• Приглашаем посетить наш сайт
    Никитин (nikitin.lit-info.ru)
  • Дневник 1842–1845
    1845 г. Февраль

    Февраль.

    8. Два первых письма об естествоведении отправил Краевскому. Занимался третьим; кажется, изложение греческих философов удачно, особенно софистов и Сократа. Послал диатрибу да «Москвитянин», – делать нечего, пусть их сердятся.

    Говорят, что в Пруссии скоро издастся конституция; вот там своя эмансипация, а об нашей и говорить перестали; факт важный. Адресы, которые готовятся послать из рейнских провинций, дышат силой и решительным радикализмом, они требуют народного представительства, свободы книгопечатания и эманципации жидов. К языку этих адресов почтенный прусский король не привык.

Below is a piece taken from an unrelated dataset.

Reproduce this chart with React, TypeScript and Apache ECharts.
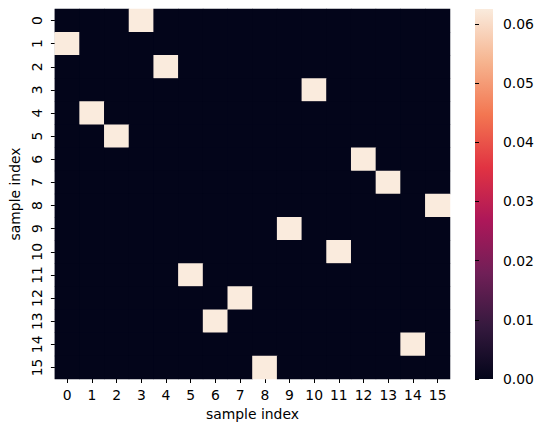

    12. Барер говорит, что Мирабо сказал однажды Барнаву: «Barnave, tu as les yeux froids et fixes, il n’y a pas de divinité en toi…»[423] В этом выражении, как и в многих того времени, ярко отозвалось то время энергии в словах и делах, которое имело свой язык, свой романтизм, свою поэзию. В наше время никто не скажет подобного замечания и так сильно.

    14. Сегодня Глебов вскрывал живую собаку. В первые минуты зрелище страшное, отвратительное – но потом интерес поглощает все другое; вот она, пульсация артерии, вот нервы, производящие судороги при прикосновении и, наконец, сердце, еще горячее, еще бьющееся; я положил на него руку – есть что-то торжественное в этом святотатственном прикосновении к тайнику жизни. Она жила полчаса; последнее время, кажется, уже была в онемении, но легкая пульсация и перистальтические движения кишок продолжались. При вскрытии груди, когда воздух коснулся легких, собака стала кашлять. Великая мистерия жизни; это таинство не падет, оно более и более вселяет благочестивого уважения к себе.

    A propos к сравнительной анатомии и к зоотомии, славянофилы жестоко освирепели, «Отечественные записки» им пришлись солоно.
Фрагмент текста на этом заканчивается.